Aside from reading the names, a visit to Oakwood Cemetery provides a look at the changing styles of gravestones and markers throughout the years. The influence of Greek and Roman architecture can be found throughout the grounds. Varying materials, from shell to stones, can be viewed. Large above ground masoleums and tiny stones nearly lost to the elements are present.
Wrought Iron fencing with elaborate designs appear throughout the grounds. At one point, vandals and thieves stole away with huge sections of fencing, so most of the remaining pieces are now chained. The Beth Israel I area is completely surrounded by fencing, further illustrating the segregation that was common at the time.
The chapel has undergone numerous upgrades and restoration efforts. The building was built in the Gothic Revival style, including an adorned tower and arched windows.
Who would enjoy visiting Oakwood Cemetery?
Artists, especially Plein Air painters, will find a treasure trove of subject matter to capture on paper or canvas at the cemetery. Old growth trees, elaborate gravestones, various plants and flowers create opportunities for artists to practice their skills. Photographers will find an endless supply of subjects to shoot, from large landscape images to macro photos showing the close-up detail of the gravestones.
History buffs will marvel at the sheer number of recognizable names. Taking along reference material about Austin and Texas history will lead to discovery after discovery of names familiar and famous. Cultural anthropologists and social scientists will find the layout of the cemetery to be most telling of the general climate of society in the late 1800s and early 1900s in Austin. The clustering of names and families tell stories that span decades.

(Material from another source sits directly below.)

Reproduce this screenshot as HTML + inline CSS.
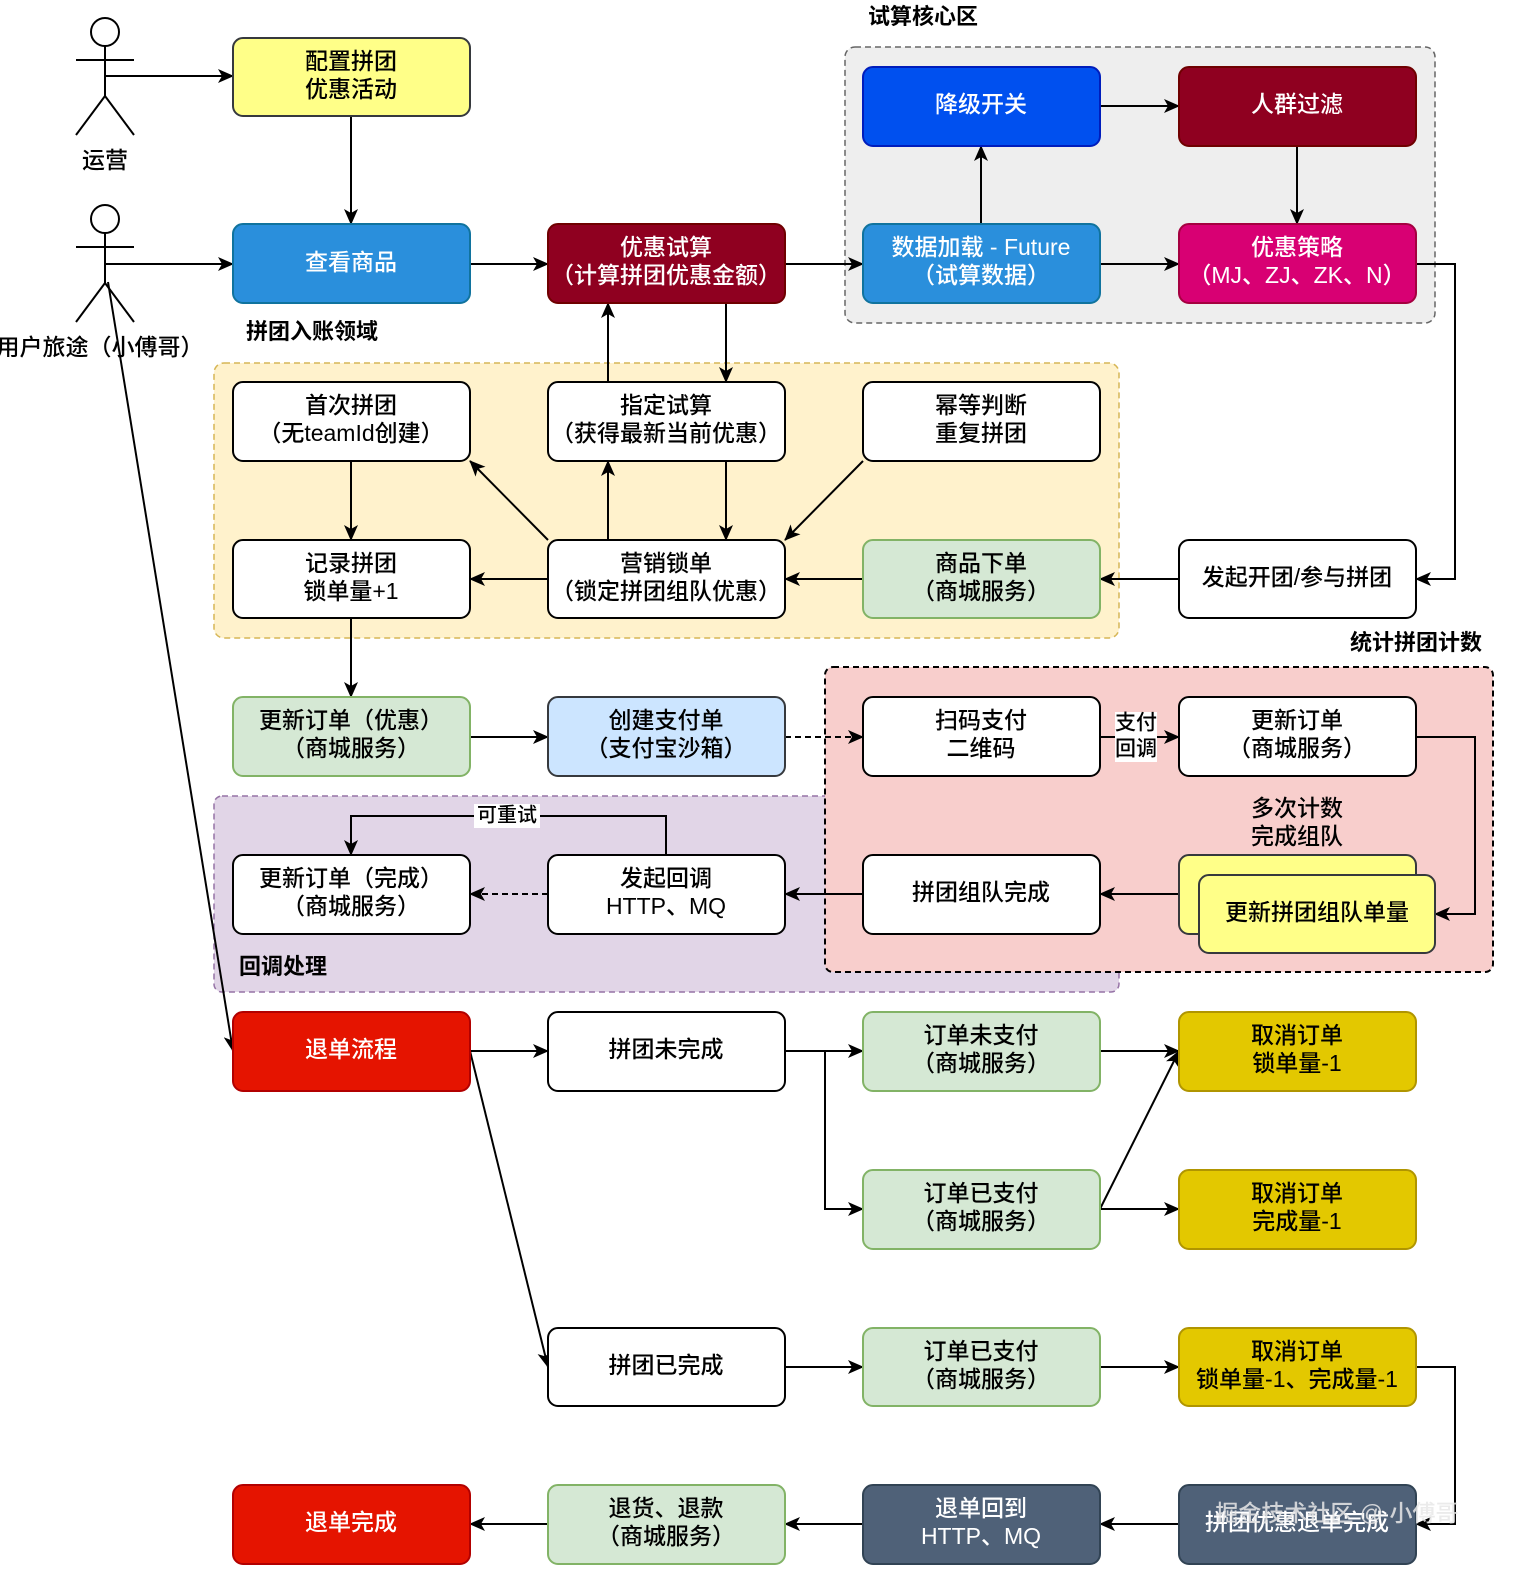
<!DOCTYPE html>
<html><head><meta charset="utf-8"><style>
html,body{margin:0;padding:0;background:#fff;}
svg{display:block;}
text{font-family:"Liberation Sans","Noto Sans CJK SC",sans-serif;font-size:23px;font-weight:500;text-anchor:middle;dominant-baseline:middle;}
</style></head><body>
<svg width="1530" height="1592" viewBox="0 0 1530 1592" xmlns="http://www.w3.org/2000/svg">
<defs>
<marker id="a" viewBox="0 0 16 14" refX="15" refY="7" markerWidth="16" markerHeight="14" markerUnits="userSpaceOnUse" orient="auto"><path d="M0,0 L16,7 L0,14 L4,7 z" fill="#000"/></marker>
</defs>
<!-- containers -->
<rect x="845" y="47" width="590" height="276" rx="10" fill="#eeeeee" stroke="#666" stroke-width="1.5" stroke-dasharray="6,4"/>
<rect x="214" y="363" width="905" height="275" rx="10" fill="#fff2cc" stroke="#d6b656" stroke-width="1.5" stroke-dasharray="6,4"/>
<rect x="214" y="796" width="905" height="196" rx="8" fill="#e1d5e7" stroke="#9673a6" stroke-width="1.5" stroke-dasharray="6,4"/>
<rect x="825" y="667" width="668" height="305" rx="8" fill="#f8cecc" stroke="#000" stroke-width="2" stroke-dasharray="6,4"/>
<text x="923" y="18" style="font-weight:bold;font-size:22px">试算核心区</text>
<text x="312" y="333" style="font-weight:bold;font-size:22px">拼团入账领域</text>
<text x="1416" y="644" style="font-weight:bold;font-size:22px">统计拼团计数</text>
<text x="283" y="968" style="font-weight:bold;font-size:22px">回调处理</text>
<!-- actors -->
<g stroke="#000" stroke-width="2" fill="none">
<circle cx="105" cy="32" r="14" fill="#fff"/><line x1="105" y1="46" x2="105" y2="96"/><line x1="76" y1="60" x2="134" y2="60"/><line x1="105" y1="96" x2="76" y2="135"/><line x1="105" y1="96" x2="134" y2="135"/>
<circle cx="105" cy="219" r="14" fill="#fff"/><line x1="105" y1="233" x2="105" y2="283"/><line x1="76" y1="247" x2="134" y2="247"/><line x1="105" y1="283" x2="76" y2="322"/><line x1="105" y1="283" x2="134" y2="322"/>
</g>
<text x="105" y="162">运营</text>
<text x="100" y="349">用户旅途（小傅哥）</text>
<!-- edges -->
<g stroke="#000" stroke-width="2" fill="none" marker-end="url(#a)">
<path d="M105,76 H233"/><path d="M351,116 V224"/><path d="M105,264 H233"/>
<path d="M470,264 H548"/><path d="M785,264 H863"/><path d="M981,224 V146"/>
<path d="M1100,106 H1179"/><path d="M1297,146 V224"/><path d="M1100,264 H1179"/>
<path d="M1416,264 H1455 V579 H1416"/><path d="M1179,579 H1100"/><path d="M863,579 H785"/>
<path d="M548,579 H470"/><path d="M608,540 V461"/><path d="M608,382 V303"/>
<path d="M726,303 V382"/><path d="M726,461 V540"/><path d="M548,540 L470,461"/>
<path d="M863,461 L785,540"/><path d="M351,461 V540"/><path d="M351,618 V697"/>
<path d="M470,737 H548"/><path d="M785,737 H863" stroke-dasharray="6,4"/>
<path d="M1100,737 H1179"/><path d="M1416,737 H1475 V914 H1435"/>
<path d="M1179,894 H1100"/><path d="M863,894 H785"/><path d="M548,894 H470" stroke-dasharray="6,4"/>
<path d="M666,855 V816 H351 V855"/>
<path d="M108,282 L233,1051"/>
<path d="M470,1051 H548"/><path d="M785,1051 H863"/><path d="M825,1051 V1209 H863"/>
<path d="M1100,1051 H1179"/><path d="M1100,1209 L1179,1051"/><path d="M1100,1209 H1179"/>
<path d="M470,1051 L548,1367"/><path d="M785,1367 H863"/><path d="M1100,1367 H1179"/>
<path d="M1416,1367 H1455 V1524 H1416"/><path d="M1179,1524 H1100"/><path d="M863,1524 H785"/><path d="M548,1524 H470"/>
</g>
<rect x="1115" y="712" width="42" height="50" fill="#fff"/>
<text x="1136" y="724" style="font-size:21px">支付</text><text x="1136" y="750" style="font-size:21px">回调</text>
<rect x="474" y="804" width="66" height="24" fill="#fff"/>
<text x="507" y="816" style="font-size:20px">可重试</text>
<text x="1297" y="810">多次计数</text><text x="1297" y="838">完成组队</text>
<!-- nodes -->
<g stroke-width="2">
<rect x="233" y="38" width="237" height="78" rx="10" fill="#ffff88" stroke="#36393d"/>
<rect x="233" y="224" width="237" height="79" rx="10" fill="#2a8fdc" stroke="#10739e"/>
<rect x="548" y="224" width="237" height="79" rx="10" fill="#8f0020" stroke="#6f0000"/>
<rect x="863" y="67" width="237" height="79" rx="10" fill="#0050ef" stroke="#001dbc"/>
<rect x="1179" y="67" width="237" height="79" rx="10" fill="#8f0020" stroke="#6f0000"/>
<rect x="863" y="224" width="237" height="79" rx="10" fill="#2a8fdc" stroke="#10739e"/>
<rect x="1179" y="224" width="237" height="79" rx="10" fill="#d80073" stroke="#a50040"/>
<rect x="233" y="382" width="237" height="79" rx="10" fill="#fff" stroke="#000"/>
<rect x="548" y="382" width="237" height="79" rx="10" fill="#fff" stroke="#000"/>
<rect x="863" y="382" width="237" height="79" rx="10" fill="#fff" stroke="#000"/>
<rect x="233" y="540" width="237" height="78" rx="10" fill="#fff" stroke="#000"/>
<rect x="548" y="540" width="237" height="78" rx="10" fill="#fff" stroke="#000"/>
<rect x="863" y="540" width="237" height="78" rx="10" fill="#d5e8d4" stroke="#82b366"/>
<rect x="1179" y="540" width="237" height="78" rx="10" fill="#fff" stroke="#000"/>
<rect x="233" y="697" width="237" height="79" rx="10" fill="#d5e8d4" stroke="#82b366"/>
<rect x="548" y="697" width="237" height="79" rx="10" fill="#cce5ff" stroke="#36393d"/>
<rect x="863" y="697" width="237" height="79" rx="10" fill="#fff" stroke="#000"/>
<rect x="1179" y="697" width="237" height="79" rx="10" fill="#fff" stroke="#000"/>
<rect x="233" y="855" width="237" height="79" rx="10" fill="#fff" stroke="#000"/>
<rect x="548" y="855" width="237" height="79" rx="10" fill="#fff" stroke="#000"/>
<rect x="863" y="855" width="237" height="79" rx="10" fill="#fff" stroke="#000"/>
<rect x="1179" y="855" width="237" height="79" rx="10" fill="#ffff88" stroke="#36393d"/>
<rect x="1199" y="875" width="236" height="78" rx="10" fill="#ffff88" stroke="#36393d"/>
<rect x="233" y="1012" width="237" height="79" rx="10" fill="#e51400" stroke="#b20000"/>
<rect x="548" y="1012" width="237" height="79" rx="10" fill="#fff" stroke="#000"/>
<rect x="863" y="1012" width="237" height="79" rx="10" fill="#d5e8d4" stroke="#82b366"/>
<rect x="1179" y="1012" width="237" height="79" rx="10" fill="#e3c800" stroke="#b09500"/>
<rect x="863" y="1170" width="237" height="79" rx="10" fill="#d5e8d4" stroke="#82b366"/>
<rect x="1179" y="1170" width="237" height="79" rx="10" fill="#e3c800" stroke="#b09500"/>
<rect x="548" y="1328" width="237" height="78" rx="10" fill="#fff" stroke="#000"/>
<rect x="863" y="1328" width="237" height="78" rx="10" fill="#d5e8d4" stroke="#82b366"/>
<rect x="1179" y="1328" width="237" height="78" rx="10" fill="#e3c800" stroke="#b09500"/>
<rect x="233" y="1485" width="237" height="79" rx="10" fill="#e51400" stroke="#b20000"/>
<rect x="548" y="1485" width="237" height="79" rx="10" fill="#d5e8d4" stroke="#82b366"/>
<rect x="863" y="1485" width="237" height="79" rx="10" fill="#4f6178" stroke="#314354"/>
<rect x="1179" y="1485" width="237" height="79" rx="10" fill="#4f6178" stroke="#314354"/>
</g>
<!-- node text -->
<text x="351" y="63">配置拼团</text><text x="351" y="91">优惠活动</text>
<text x="351" y="264" fill="#fff">查看商品</text>
<text x="666" y="249" fill="#fff">优惠试算</text><text x="666" y="277" fill="#fff">（计算拼团优惠金额）</text>
<text x="981" y="106" fill="#fff">降级开关</text>
<text x="1297" y="106" fill="#fff">人群过滤</text>
<text x="981" y="249" fill="#fff">数据加载 - Future</text><text x="981" y="277" fill="#fff">（试算数据）</text>
<text x="1297" y="249" fill="#fff">优惠策略</text><text x="1297" y="277" fill="#fff">（MJ、ZJ、ZK、N）</text>
<text x="351" y="407">首次拼团</text><text x="351" y="435">（无teamId创建）</text>
<text x="666" y="407">指定试算</text><text x="666" y="435">（获得最新当前优惠）</text>
<text x="981" y="407">幂等判断</text><text x="981" y="435">重复拼团</text>
<text x="351" y="565">记录拼团</text><text x="351" y="593">锁单量+1</text>
<text x="666" y="565">营销锁单</text><text x="666" y="593">（锁定拼团组队优惠）</text>
<text x="981" y="565">商品下单</text><text x="981" y="593">（商城服务）</text>
<text x="1297" y="579">发起开团/参与拼团</text>
<text x="351" y="722">更新订单（优惠）</text><text x="351" y="750">（商城服务）</text>
<text x="666" y="722">创建支付单</text><text x="666" y="750">（支付宝沙箱）</text>
<text x="981" y="722">扫码支付</text><text x="981" y="750">二维码</text>
<text x="1297" y="722">更新订单</text><text x="1297" y="750">（商城服务）</text>
<text x="351" y="880">更新订单（完成）</text><text x="351" y="908">（商城服务）</text>
<text x="666" y="880">发起回调</text><text x="666" y="908">HTTP、MQ</text>
<text x="981" y="894">拼团组队完成</text>
<text x="1317" y="914">更新拼团组队单量</text>
<text x="351" y="1051" fill="#fff">退单流程</text>
<text x="666" y="1051">拼团未完成</text>
<text x="981" y="1037">订单未支付</text><text x="981" y="1065">（商城服务）</text>
<text x="1297" y="1037">取消订单</text><text x="1297" y="1065">锁单量-1</text>
<text x="981" y="1195">订单已支付</text><text x="981" y="1223">（商城服务）</text>
<text x="1297" y="1195">取消订单</text><text x="1297" y="1223">完成量-1</text>
<text x="666" y="1367">拼团已完成</text>
<text x="981" y="1353">订单已支付</text><text x="981" y="1381">（商城服务）</text>
<text x="1297" y="1353">取消订单</text><text x="1297" y="1381">锁单量-1、完成量-1</text>
<text x="351" y="1524" fill="#fff">退单完成</text>
<text x="666" y="1510">退货、退款</text><text x="666" y="1538">（商城服务）</text>
<text x="981" y="1510" fill="#fff">退单回到</text><text x="981" y="1538" fill="#fff">HTTP、MQ</text>
<text x="1297" y="1524" fill="#fff">拼团优惠退单完成</text>
<text x="1337" y="1515" fill="#e8e8e8" opacity="0.85">掘金技术社区 @ 小傅哥</text>
</svg>
</body></html>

The cemetery has small roads and paths throughout, providing a quiet setting for an early morning walk or late afternoon stroll. Getting some outdoor exercise while taking a glimpse at our early history provides a more interesting setting than simply walking along the street. Due to the fragile nature of many of the grave markers, it is asked that visitors trod carefully throughout the grounds and take care to preserve the stones that remain.